Using fancy medical imaging techniques, like computed tomography (CT) scans, Frank Rühli from the Institute of Anatomy at the University of Zurich in Switzerland, reinvestigated the cause of the iceman, Ötzi’s death.
CT scans allow medical professionals, and in this case a multidisciplinary team of investigators, to analyze a body without invasive surgery. CT scans take a whole lot of 2-D X-rays around a single axis and a computer takes these images and compiles them in order to generate a 3-D image of the internals of the object. The image to your right is the 3-D reconstruction of Ötzi’s shoulder girdle and surrounding areas.
Rühli worked in collaboration with Eduard Egarter Vigl of the South Tyrol Museum of Archaeology in Bolzano, Italy, as well as Patrizia Pernter and Paul Gostner from the Department of Radiology at General Hospital Bolzano and published their findings in March, when Carl shared this news with us.
The press is just now running the conclusions that the team found and originally published in the Journal of Archaeological Science,
“lesion of a close-to-the-shoulder artery has been found… [the] lesion of the dorsal wall of the left subclavian artery, the artery underneath the clavicle, caused by an earlier, already-detected arrowhead that remains in the back.

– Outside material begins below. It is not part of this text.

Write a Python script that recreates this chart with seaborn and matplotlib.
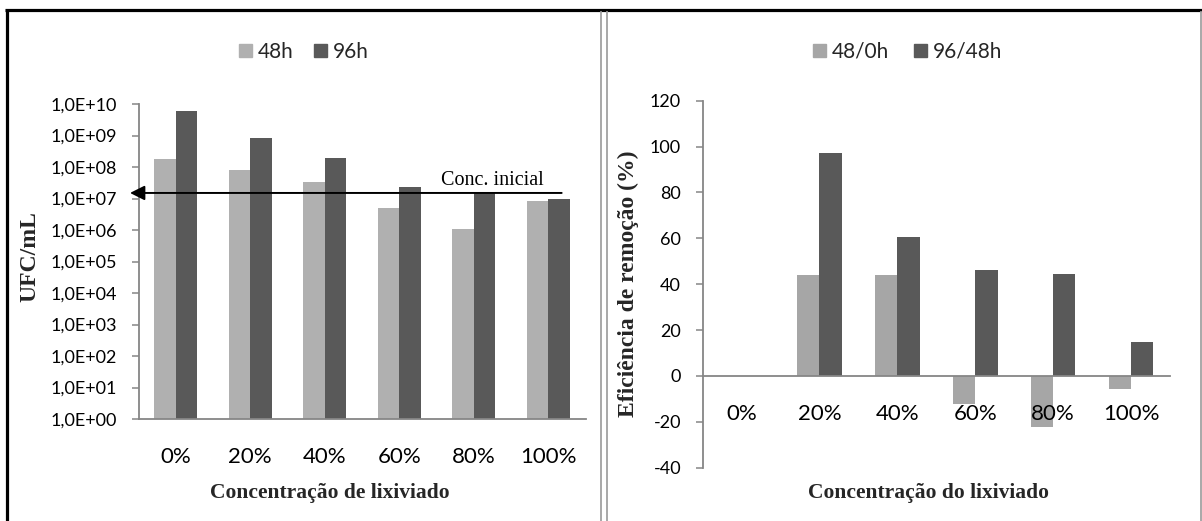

In addition, a large haematoma [blood clot] could be visualized in the surrounding tissue. By incorporating historic as well as modern data on the survival ship of such a severe lesion, the scientists concluded that the Iceman died within a short time due to this lesion.”
The image of the blood clot they found is also to your right, if you want, click on the image to get an in depth caption describing what you should be seeing. In the abstract, the researchers conclude the following in their own words,
“As the main pathologic finding, the left dorsal subclavian artery contures shows a 13 mm-long part where the vessel wall is damaged and a 3 mm-long irregular pseudo-aneurysm – a typical complication of a laceration of the subclavian artery. In the surrounding soft tissue a large haematoma is visible. Historic records highlight the fatal destiny of subclavian artery injuries e.g. due to massive active bleeding and shock-related cardiac arrest. Therefore, the Iceman’s cause of death by an arrowhead lacerating among others the left subclavian artery and leading to a deadly hemorrhagic shock can be now postulated with almost complete certainty, especially when taking the environmental (3’210 meters above sea level) and historic (5’300 BP) settings into account.”
I consider this another excellent example of a multidisciplinary approach to solving a archaeological mystery. This sorta research brought the best of forensic anthropology, anatomy and medical technology, into good ole archaeology. And to make it all the much better, it was non-invasive!
One last little tid bit of extra information before I let you leave this Sunday morning, Rühli is the project leader of the Swiss Mummy Project. This project aims to,
“use non-invasive methods to gain information on life, death and after-death alterations (e.g., embalming-related changes) on historic mummies. To achieve this, mostly radiological examination techniques such as CT are used. The work of the Swiss Mummy Project is funded by the Forschungskredit (research fund) of the University of Zurich as well as by collaborations with Siemens Medical Solutions, Zuse-Institute Berlin and the Reiss-Engelhorn Museums in Mannheim.”